The Carolinas and Virginia have plenty of hungry livestock mouths to feed and grain growers in the tri-state area did their part in 2012 to fill them with locally grown corn, soybeans, wheat and grain sorghum.

Feed makes up about 70 percent of the cost of feeding livestock, and historically the bulk of this feed has been corn, most of it sent to North Carolina by rail from the Midwest.

With corn prices up to $8 per bushel for much of the year and transportation costs going up to record levels, large livestock integrators are left to ponder the reality of continuing in the livestock business in the region.

North Carolina ranks second in the nation in swine production and it is consistently among the top three poultry producing states in the country.

Add to the equation a long-standing beef cattle industry and a growing aquaculture industry, both with demand for grain for feed, and there is a major shortfall in what is available in the state and region.

There are about 2,200 hog farmers in the state, and about 2,500 poultry farmers.

Hog farmers felt the pinch of high corn prices first, but the state’s booming poultry industry is now feeling the full effect of the high value and scarcity of U.S.-grown corn. 

As the 2011 corn is depleted and last year’s corn, at this year’s prices begin to become reality, the high cost of feeding livestock is almost certain to continue.

(You might also be interested in reading Future of Southeast livestock industry depends on local grain).

Henry Moore, who has 5,000 sows on his farm in Sampson County, N.C., says, “We’ve known for a long time that something like this was coming.”

Moore, who sits on the boards of the North Carolina Pork Council and the National Pork Board, says he has watched closely as ethanol production has taken more of the nation’s corn crop, while stockpiles of corn have been allowed to dwindle, both reckless policies he contends.

“We knew if we had one really bad drought — and we knew we would have one eventually — we’d be in trouble.

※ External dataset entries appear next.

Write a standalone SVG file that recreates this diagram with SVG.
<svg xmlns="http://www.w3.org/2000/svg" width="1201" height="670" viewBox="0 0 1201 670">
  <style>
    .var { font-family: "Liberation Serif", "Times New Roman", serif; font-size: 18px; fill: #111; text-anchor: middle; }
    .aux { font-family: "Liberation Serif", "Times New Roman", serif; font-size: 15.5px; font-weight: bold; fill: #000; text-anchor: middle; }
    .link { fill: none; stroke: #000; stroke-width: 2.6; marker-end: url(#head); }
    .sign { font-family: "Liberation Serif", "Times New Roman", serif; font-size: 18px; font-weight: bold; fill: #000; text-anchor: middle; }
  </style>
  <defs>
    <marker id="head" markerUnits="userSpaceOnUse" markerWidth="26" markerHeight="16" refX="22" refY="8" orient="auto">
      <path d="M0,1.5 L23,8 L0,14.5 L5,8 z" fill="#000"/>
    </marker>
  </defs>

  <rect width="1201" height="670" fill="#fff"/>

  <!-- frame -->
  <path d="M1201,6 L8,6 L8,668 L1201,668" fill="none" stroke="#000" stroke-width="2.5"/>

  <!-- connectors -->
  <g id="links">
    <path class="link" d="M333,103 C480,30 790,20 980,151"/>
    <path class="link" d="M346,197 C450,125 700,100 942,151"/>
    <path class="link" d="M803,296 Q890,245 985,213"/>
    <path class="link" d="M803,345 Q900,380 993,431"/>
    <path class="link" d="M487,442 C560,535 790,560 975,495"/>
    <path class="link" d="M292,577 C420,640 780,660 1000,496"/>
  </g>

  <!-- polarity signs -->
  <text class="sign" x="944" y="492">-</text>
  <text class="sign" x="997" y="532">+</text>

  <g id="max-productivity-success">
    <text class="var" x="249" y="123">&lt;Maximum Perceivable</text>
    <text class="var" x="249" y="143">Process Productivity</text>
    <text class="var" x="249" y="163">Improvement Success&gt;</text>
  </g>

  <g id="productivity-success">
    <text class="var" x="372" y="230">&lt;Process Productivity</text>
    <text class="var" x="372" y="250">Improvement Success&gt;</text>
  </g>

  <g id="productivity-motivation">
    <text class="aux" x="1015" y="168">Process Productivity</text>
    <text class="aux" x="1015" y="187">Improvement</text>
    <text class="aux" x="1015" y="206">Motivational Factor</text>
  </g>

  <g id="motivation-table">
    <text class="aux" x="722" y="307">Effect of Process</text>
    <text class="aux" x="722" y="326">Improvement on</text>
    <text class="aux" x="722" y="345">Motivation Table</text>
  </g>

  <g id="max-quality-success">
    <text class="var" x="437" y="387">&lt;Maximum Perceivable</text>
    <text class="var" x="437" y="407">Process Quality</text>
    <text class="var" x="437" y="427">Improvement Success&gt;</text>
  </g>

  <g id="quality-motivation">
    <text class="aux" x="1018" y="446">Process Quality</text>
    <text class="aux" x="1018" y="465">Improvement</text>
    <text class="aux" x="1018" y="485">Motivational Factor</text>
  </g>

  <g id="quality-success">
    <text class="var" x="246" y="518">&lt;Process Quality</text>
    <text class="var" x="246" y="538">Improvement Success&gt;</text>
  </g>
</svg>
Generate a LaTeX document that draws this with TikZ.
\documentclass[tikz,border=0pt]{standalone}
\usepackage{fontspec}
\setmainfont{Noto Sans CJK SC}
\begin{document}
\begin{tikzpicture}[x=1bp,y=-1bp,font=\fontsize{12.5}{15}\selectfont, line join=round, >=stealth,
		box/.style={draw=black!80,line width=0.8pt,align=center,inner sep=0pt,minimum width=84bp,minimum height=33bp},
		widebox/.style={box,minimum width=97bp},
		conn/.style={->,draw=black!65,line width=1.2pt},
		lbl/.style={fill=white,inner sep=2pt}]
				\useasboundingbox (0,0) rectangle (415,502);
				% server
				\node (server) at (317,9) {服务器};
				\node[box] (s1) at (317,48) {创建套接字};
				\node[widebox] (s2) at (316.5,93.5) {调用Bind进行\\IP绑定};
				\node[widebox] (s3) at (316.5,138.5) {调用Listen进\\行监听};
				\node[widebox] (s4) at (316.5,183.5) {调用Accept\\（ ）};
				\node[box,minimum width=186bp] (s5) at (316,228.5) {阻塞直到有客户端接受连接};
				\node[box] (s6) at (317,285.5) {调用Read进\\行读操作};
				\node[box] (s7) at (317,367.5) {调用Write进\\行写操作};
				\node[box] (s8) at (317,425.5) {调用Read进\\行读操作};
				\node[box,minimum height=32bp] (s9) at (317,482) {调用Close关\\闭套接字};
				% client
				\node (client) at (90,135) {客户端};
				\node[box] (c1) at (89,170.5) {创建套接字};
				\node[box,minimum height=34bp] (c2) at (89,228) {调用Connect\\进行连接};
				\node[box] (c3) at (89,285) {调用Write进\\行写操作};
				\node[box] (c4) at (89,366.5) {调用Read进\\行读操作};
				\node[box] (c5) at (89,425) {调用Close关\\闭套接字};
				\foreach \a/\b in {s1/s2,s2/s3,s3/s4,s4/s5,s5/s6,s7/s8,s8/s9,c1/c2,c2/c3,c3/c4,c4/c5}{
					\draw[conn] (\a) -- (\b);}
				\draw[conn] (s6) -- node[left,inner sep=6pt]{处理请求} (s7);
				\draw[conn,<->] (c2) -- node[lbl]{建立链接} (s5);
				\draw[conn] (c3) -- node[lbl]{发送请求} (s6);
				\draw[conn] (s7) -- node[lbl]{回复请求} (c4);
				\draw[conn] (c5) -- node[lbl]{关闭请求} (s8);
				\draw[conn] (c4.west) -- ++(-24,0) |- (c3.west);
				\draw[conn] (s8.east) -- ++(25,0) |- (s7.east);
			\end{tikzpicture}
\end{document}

We’ve been living on borrowed time,” he says.

The ‘grain basin’ for North Carolina’s livestock industry, including North Carolina, upper South Carolina and southeast Virginia continues to ramp up their respective production efforts.

The expected decrease in cotton and peanut acreage, both traditional crops in the region, will likely contribute something close to 200,000 acres of farmland available for grain production in 2013 in the tri-state area.

Advances in crop production technologies both by industry, and by outstanding leadership among Extension grain specialists in the three states, will no doubt keep production on the incline, if Mother Nature cooperates.

How much the grain industry can do, and at what cost to the livestock industry remains to be seen.

Historically, farmers produce what’s profitable and right now grain crops are the hot ticket. For the livestock industry in the region, feeding more local grain may be tantamount to continuing to do business in the Upper Southeast.